Oh, and from whom did the Kennedy's lift that line? Appropriately, it was originally "delivered by the Serpent in Shaw's play Back To Methuselah."

And while looking up the exact wording of that quote, I found another doozie by RFK, reflecting the same florid pneumopathology: Every society gets the kind of criminal it deserves.

Really? So, if, say, some creepy-ass cracka' is being assaulted by one of Obama's stoned and hoodied bastard sons, he deserves it? Come to think of it, RFK was murdered by a Palestinian activist, his brother by a leftwing radical. Oh well. Every society gets the kind of assassin it deserves.

Returning to the actual subject of our post, if one is looking for metaphysical support for the left's radical critique of existence, one could do a lot worse than Shankara, for whom existence is just maya, or illusion, anyway. Only Brahman is real, and you're not it -- unless you eliminate your individual self.

Reminds me of something Woody Allen once said: death doesn't bother me. I just don't want to be there when it happens. Likewise, for Shankara, you can know God. You just can't be there when it happens.

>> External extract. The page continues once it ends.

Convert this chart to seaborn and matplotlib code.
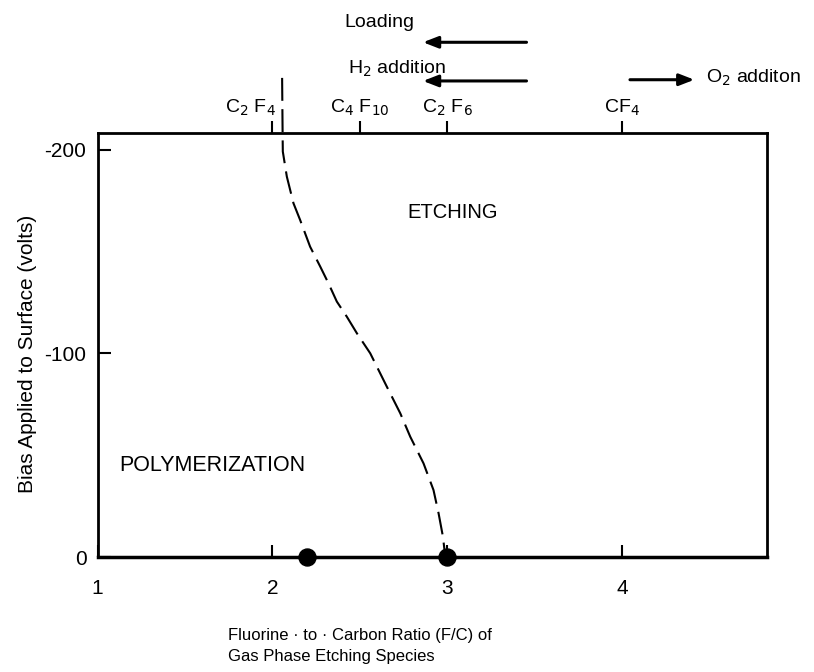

But for Ramanuja, "the highest kind of unity" would not be "the static unity of a solitary self-centered, self-determined Absolute, but a dynamic unity of a society of souls realizing their highest perfection in love and in mutually enriching fellowship."

And "this is only possible where each has a unique inner life of his own and respects the individuality of others, but yet where each does not lose but finds himself in others" (Davie).

Therefore, union with God is associated with both "increasing differentiation" and "increasingly intensive community and unity." Call it the Body of Christ, which can only be an interior body, nothing that could ever be accomplished -- which is to say, externally forced -- by the state. That would be an anonymous hive, not a unity of souls.